== SOURCE DATA

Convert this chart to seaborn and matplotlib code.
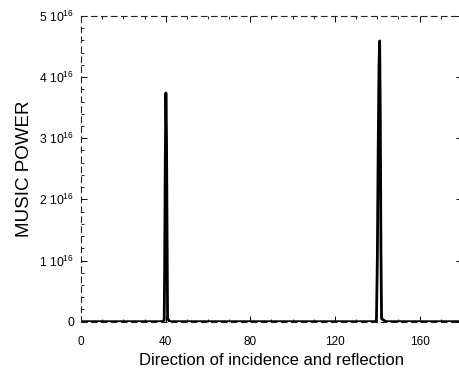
import numpy as np
import pandas as pd
import matplotlib
matplotlib.use("Agg")
import matplotlib.pyplot as plt
from matplotlib.ticker import AutoMinorLocator, MultipleLocator
import seaborn as sns

# Scan angle (degrees) and MUSIC pseudo-spectrum power
angle = [0, 10, 20, 30, 38, 39.3, 39.5, 39.8, 40.1, 40.4, 40.7, 40.9, 42,
         55, 65, 75, 85, 95, 105, 115, 125, 135, 139.4, 139.6, 140.0,
         140.4, 140.8, 141.1, 141.4, 141.7, 142.0, 144, 155, 165, 172, 180]
power = [0.0, 0.0, 0.0, 0.0, 0.0, 0.02e16, 0.8e16, 2.6e16, 3.74e16, 3.0e16,
         1.2e16, 0.05e16, 0.0, 0.0, 0.0, 0.0, 0.0, 0.0, 0.0, 0.0, 0.0, 0.0,
         0.0, 0.05e16, 1.0e16, 2.8e16, 4.2e16, 4.59e16, 3.4e16, 1.2e16,
         0.05e16, 0.0, 0.0, 0.0, 0.0, 0.0]

x_ticks = [0, 40, 80, 120, 160]
y_ticks = [0, 1e16, 2e16, 3e16, 4e16, 5e16]
y_tick_labels = ["0", "1 10$^{16}$", "2 10$^{16}$", "3 10$^{16}$",
                 "4 10$^{16}$", "5 10$^{16}$"]

df = pd.DataFrame({"angle": angle, "power": power})

sns.set_style("ticks")
plt.rcParams["font.family"] = ["Liberation Sans", "DejaVu Sans"]
plt.rcParams["mathtext.default"] = "regular"
plt.rcParams["text.color"] = "black"
plt.rcParams["axes.labelcolor"] = "black"
plt.rcParams["xtick.color"] = "black"
plt.rcParams["ytick.color"] = "black"

fig = plt.figure(figsize=(4.59, 3.78), dpi=100)
ax = fig.add_axes([0.1765, 0.149, 0.83, 0.809])

sns.lineplot(data=df, x="angle", y="power", color="black", linewidth=2.0,
             ax=ax, legend=False)

ax.set_xlim(0, 180)
ax.set_ylim(0, 5e16)
ax.set_xticks(x_ticks)
ax.set_yticks(y_ticks)
ax.set_yticklabels(y_tick_labels)
ax.xaxis.set_minor_locator(MultipleLocator(10))
ax.yaxis.set_minor_locator(AutoMinorLocator(5))

ax.tick_params(axis="both", which="both", direction="in", top=True,
               right=True)
ax.tick_params(axis="x", which="major", length=4, width=0.7, pad=10,
               labelsize=8.5)
ax.tick_params(axis="y", which="major", length=4, width=0.7, pad=5,
               labelsize=8.8)
ax.tick_params(axis="both", which="minor", length=2.5, width=0.6)

for side in ["left", "top", "bottom"]:
    ax.spines[side].set_linewidth(0.8)
    ax.spines[side].set_linestyle((0, (5, 4)))
    ax.spines[side].set_color("#222222")
ax.spines["right"].set_visible(False)

ax.set_xlabel("Direction of incidence and reflection", fontsize=12,
              labelpad=4)
ax.set_ylabel("MUSIC POWER", fontsize=13.5, labelpad=4)

fig.savefig("out.png", dpi=100)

====

(DO THIS):
Search the material above for "seaborn". Pull out each line where it shows up.

(THE REPLY):
Convert this chart to seaborn and matplotlib code.
import seaborn as sns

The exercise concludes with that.